Over 6 million email messages are migrated to Google Apps every day! That's a lot of email messages. Most of these messages are coming out of Outlook.
I'm very thankful I don't have to deal with Outlook for my own email anymore but a vast majority of those people who reach out to Umzuzu for help do, so I find myself working with Outlook 2003, 2007 and 2010 constantly. I also gain a lot of insight into how people are using Outlook. At larger companies the use cases are fairly uniform and "normal". However, with 6 million messages going into Google Apps everyday, you can imagine we see our fair share of small businesses.
Some of the stuff I see people doing with Outlook is crazy. "I don't really use Outlook to communicate with other people, it's more for sending letters" was one recent line I heard from a small business owner. Well, he didn't know it but he was talking about newsletter marketing and Outlook is not the place to be doing that. MailChimp is my favorite as it is a great combination of powerful features and ease of use - and has integration with Google Docs which is great. With a proper tool in place, you can actually track your effectiveness.
Sometimes people become uneasy with the switch from Outlook to Gmail because they perceive, correctly, that they just don't have as much to do in Gmail. This is very uncomfortable for someone who has been spending day in and day out staring at Outlook for years.
Outlook is the world's best example of bloated software. Outlook has trained the user to associate being busy with being productive. Organizing your Outlook inbox feels productive because you're busy but it's the opposite of productivity - it is busy work defined. "But I have to organize my inbox" ... this is very true in Outlook. This is less true in Gmail.
If you're looking for something on the Internet you can find it in seconds. Obviously searching the Internet is a much more difficult challenge than searching several thousand emails - Google's search technology is easily up to the task. Thousands of messages can be sorted in Gmail in a second or 2 - anytime you want and on any device. If you can find any message you want on any device in a matter of seconds, organization on your part becomes less important. While this is a very, very good development; it is often perceived that doing less, is the same as being less productive. This is a mistake.
With less busy work you're going to have more time available when you move from Outlook to Gmail. What should you do with it?
- Reexamine what drives your specific communications. My default for many years was, to borrow an account term, Last In First Out (LIFO). I believe this is the default of most knowledge workers who are early in their careers. Outlook loves LIFO and it's how many people manage their day and their communications.

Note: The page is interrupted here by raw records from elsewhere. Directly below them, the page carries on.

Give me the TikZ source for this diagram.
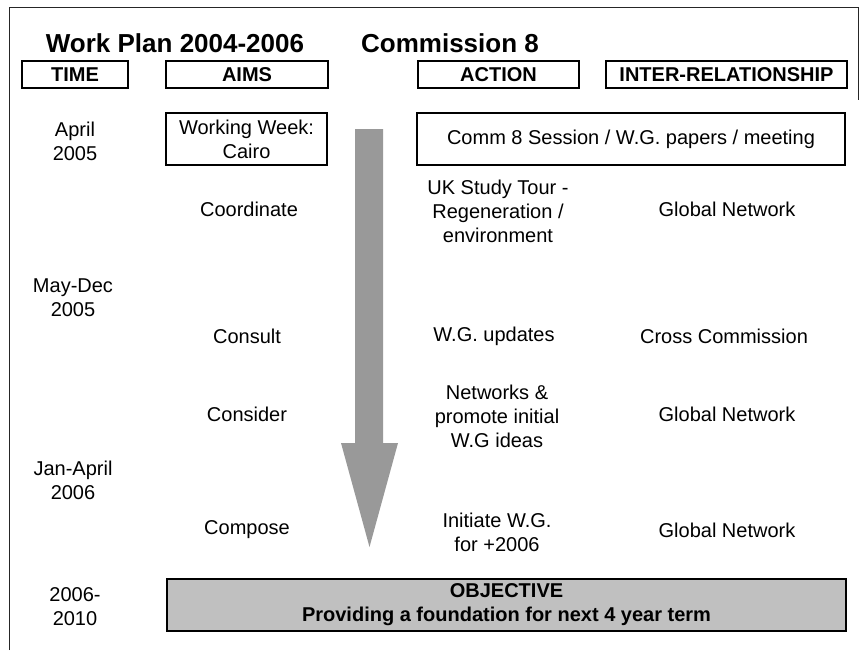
\documentclass[tikz,border=0pt]{standalone}
\usepackage{fontspec}
\setmainfont{Liberation Sans}
\definecolor{arrowgray}{RGB}{153,153,153}
\definecolor{objgray}{RGB}{192,192,192}
\begin{document}
\begin{tikzpicture}[x=0.75pt,y=-0.75pt,
  txt/.style={font=\fontsize{15}{18}\selectfont, align=center, inner sep=0pt},
  ttl/.style={font=\fontsize{19.5}{23}\selectfont\bfseries, inner sep=0pt},
  hdr/.style={draw, line width=1.5pt, font=\fontsize{15}{18}\selectfont\bfseries, inner sep=0pt, minimum height=20.25pt},
  wbox/.style={draw, line width=1.5pt, font=\fontsize{15}{18}\selectfont, align=center, inner sep=0pt, minimum height=39pt},
  objbox/.style={draw, line width=1.9pt, fill=objgray, font=\fontsize{15}{18}\selectfont\bfseries, align=center, inner sep=0pt, minimum height=39pt}]
\useasboundingbox (0,0) rectangle (863,650);
% frame
\draw[line width=0.75pt, black!85] (9,650) -- (9,7) -- (858,7) -- (858,100);
% titles
\node[ttl] (title1) at (175,43) {Work Plan 2004-2006};
\node[ttl] (title2) at (450,43) {Commission 8};
% headers
\node[hdr, minimum width=79.5pt] (hTime) at (75,74.5) {TIME};
\node[hdr, minimum width=121.5pt] (hAims) at (247,74.5) {AIMS};
\node[hdr, minimum width=120.75pt] (hAction) at (498.5,74.5) {ACTION};
\node[hdr, minimum width=180.75pt] (hInter) at (726.5,74.5) {INTER-RELATIONSHIP};
% arrow
\fill[arrowgray] (355,129) -- (383,129) -- (383,443) -- (398,443) -- (369.5,547) -- (341,443) -- (355,443) -- cycle;
% row 1
\node[txt] (tApr) at (75,141) {April\\2005};
\node[wbox, minimum width=120.75pt] (ww) at (246.5,139) {Working Week:\\Cairo};
\node[wbox, minimum width=321pt] (comm) at (631,139) {Comm 8 Session / W.G. papers / meeting};
% row coordinate
\node[txt] (aCoord) at (249,209) {Coordinate};
\node[txt] (acUK) at (498,211) {UK Study Tour -\\Regeneration /\\environment};
\node[txt] (iGlob1) at (727,209) {Global Network};
% time May-Dec
\node[txt] (tMay) at (73,298) {May-Dec\\2005};
% row consult
\node[txt] (aConsult) at (247,336) {Consult};
\node[txt] (acWG) at (494,336) {W.G. updates};
\node[txt] (iCross) at (724,336) {Cross Commission};
% row consider
\node[txt] (aConsider) at (247,414) {Consider};
\node[txt] (acNet) at (497,416) {Networks \&\\promote initial\\W.G ideas};
\node[txt] (iGlob2) at (727,414) {Global Network};
% time Jan-April
\node[txt] (tJan) at (73,480) {Jan-April\\2006};
% row compose
\node[txt] (aCompose) at (247,530) {Compose};
\node[txt] (acInit) at (497,532) {Initiate W.G.\\for +2006};
\node[txt] (iGlob3) at (727,530) {Global Network};
% objective
\node[txt] (t2006) at (75,607) {2006-\\2010};
\node[objbox, minimum width=509.25pt] (obj) at (506.5,605) {OBJECTIVE\\Providing a foundation for next 4 year term};
\end{tikzpicture}
\end{document}
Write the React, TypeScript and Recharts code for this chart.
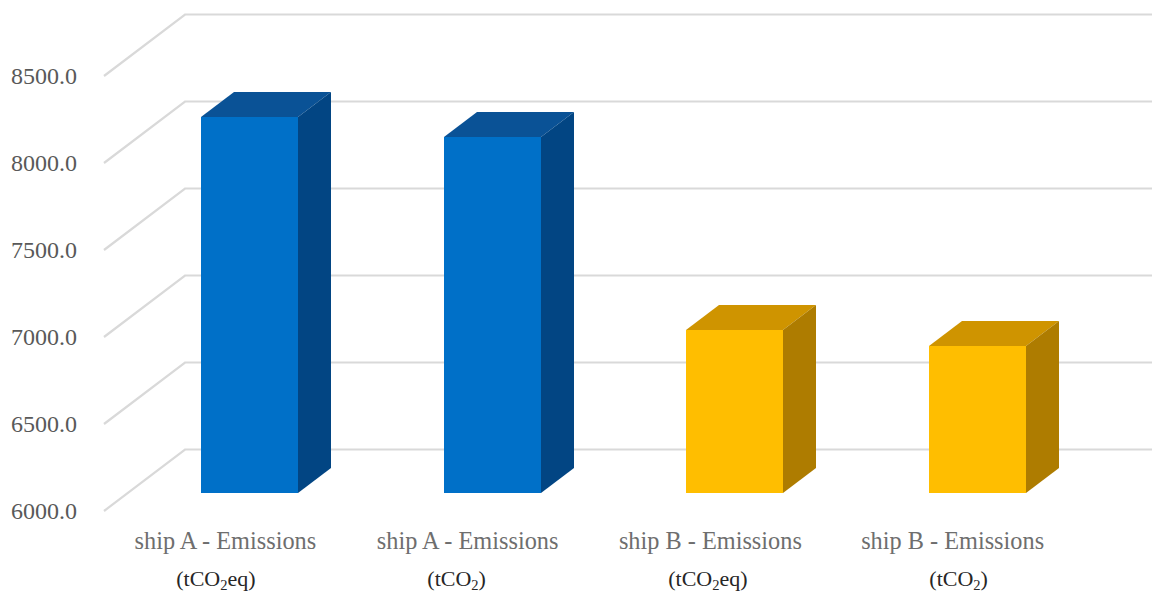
import React from "react";
import { BarChart, Bar, CartesianGrid, XAxis, YAxis } from "recharts";

// Emissions per ship and measure
const shipNames = ["ship A - Emissions", "ship A - Emissions", "ship B - Emissions", "ship B - Emissions"];
const unitBases = ["(tCO", "(tCO", "(tCO", "(tCO"];
const unitSuffixes = ["eq)", ")", "eq)", ")"];
const emissions = [8161, 8046, 6937, 6845];
const yTicks = [6000, 6500, 7000, 7500, 8000, 8500];

// Face colours for each ship: front, top, side
const faces: Record<string, string[]> = {
  A: ["#0070C8", "#0A5296", "#024583"],
  B: ["#FFBE00", "#CF9400", "#AE7C00"],
};
const barShips = ["A", "A", "B", "B"];

// Pseudo-3D depth of the box and of the chart's floor
const DEPTH_X = 33;
const DEPTH_Y = 25;
const WALL_LEFT = 185;
const WALL_RIGHT = 1152;
const FLOOR_LEFT = 104;
const WALL_RISE = 43.5;
const FLOOR_DROP = 18;

// Horizontal offsets of the captions from the centre of each bar
const nameOffsets = [-24, -24.5, -24.5, -25];
const unitOffsets = [-33.5, -35.5, -27, -19];

const rows = shipNames.map((name, i) => ({ name, value: emissions[i] }));

const FONT = '"Liberation Serif", "Times New Roman", serif';

function GridLine(props: any) {
  const y = props.y1;
  return (
    <path
      key={props.key}
      d={`M${FLOOR_LEFT},${y + FLOOR_DROP}L${WALL_LEFT},${y - WALL_RISE}L${WALL_RIGHT},${y - WALL_RISE}`}
      fill="none"
      stroke="#D9D9D9"
      strokeWidth={2.2}
    />
  );
}

function Box(props: any) {
  const { index } = props;
  const [front, top, side] = faces[barShips[index]];
  // Whole-pixel edges keep the faces from showing seams where they meet
  const x = Math.round(props.x);
  const y = Math.round(props.y);
  const r = Math.round(props.x + props.width);
  const b = Math.round(props.y + props.height);
  return (
    <g>
      <path d={`M${x},${y}L${x + DEPTH_X},${y - DEPTH_Y}L${r + DEPTH_X},${y - DEPTH_Y}L${r},${y}Z`} fill={top} />
      <path d={`M${r},${y}L${r + DEPTH_X},${y - DEPTH_Y}L${r + DEPTH_X},${b - DEPTH_Y}L${r},${b}Z`} fill={side} />
      <rect x={x} y={y} width={r - x} height={b - y} fill={front} />
    </g>
  );
}

function ValueTick(props: any) {
  const { y, payload } = props;
  return (
    <text x={77} y={y + FLOOR_DROP + 8} textAnchor="end" fontFamily={FONT} fontSize={24} fill="#595959">
      {payload.value.toFixed(1)}
    </text>
  );
}

function CategoryTick(props: any) {
  const { x, payload, index } = props;
  return (
    <g>
      <text x={x + nameOffsets[index]} y={548.5} textAnchor="middle" fontFamily={FONT} fontSize={24.3} fill="#6E6E6E">
        {payload.value}
      </text>
      <text x={x + unitOffsets[index]} y={586} textAnchor="middle" fontFamily={FONT} fontSize={22} fill="#262626">
        {unitBases[index]}
        <tspan fontSize={14.5} dy={4}>2</tspan>
        <tspan dy={-4}>{unitSuffixes[index]}</tspan>
      </text>
    </g>
  );
}

export default function App() {
  return (
    <div style={{ position: "absolute", left: 0, top: 0, width: 1152, height: 594, background: "#fff" }}>
      <BarChart
        width={1152}
        height={594}
        data={rows}
        margin={{ top: 58, right: 53, bottom: 0, left: 0 }}
        barCategoryGap="30%"
      >
        <CartesianGrid vertical={false} horizontal={GridLine as any} />
        <XAxis dataKey="name" height={101} axisLine={false} tickLine={false} interval={0} tick={<CategoryTick />} />
        <YAxis
          width={128}
          domain={[6000, 8500]}
          ticks={yTicks}
          allowDataOverflow
          axisLine={false}
          tickLine={false}
          tick={<ValueTick />}
        />
        <Bar dataKey="value" isAnimationActive={false} shape={<Box />} />
      </BarChart>
    </div>
  );
}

Communications should be driven by more strategic objectives. This is why living in Outlook is a mistake. An inbox is no way to manage a day - your days are your life. Life is short.
- Reevaluate your workflows and business processes. Too often the question of "why do you do it that way?" is answered with "I don't really know" or "that's how Sara/Bob/Katie/whoever did it." - you should take a look at workflow and process often and take into consideration new tools. Sharing is easier than ever. Smartphones are everywhere. Many tools are free. If you've been doing something for 5, 3 or even 2 years it is probably out of date and ready to be retooled. "I don't have time for that, I'm too busy." Too busy to work on being more productive? Yeah, sorry but that doesn't make any sense. It's like saying, "I'm too out of shape to exercise." You'll get better at this type of exercise once you incorporate it into your habits of how you conduct business.
- "Fit for purpose" is a beautiful term. Until recently the acquisition, installation, testing, support and scaling of software was at best a real pain and at worst a horribly expensive exercise that cost someone their job. Small businesses didn't stand a chance. People use what they perceive to be available. Outlook has been very available for over a decade - it has become the de facto tool for much more than messaging. CRM, Document Management, Enterprise Content Management, Workflow, Scheduling, Collaboration, Customer Feedback, Data Collection, etc. Outlook is not a CRM. Outlook is not a place to store documents. Outlook is not a collaboration application. Outlook is not a survey tool. Outlook is not for data collection. It's time to start over. It's time to start fresh. If you're using Outlook for more than sending emails, scheduling events, and keeping simple contact information you're doing it wrong. Yes, more is possible but that does not make Outlook automatically the best fit for purpose solution.
If you spend a large amount of time working in Outlook be careful. Bloated software, by definition, excels at disguising busy work as productivity. You'll feel uncomfortable without Outlook to keep you "busy" but another world is waiting.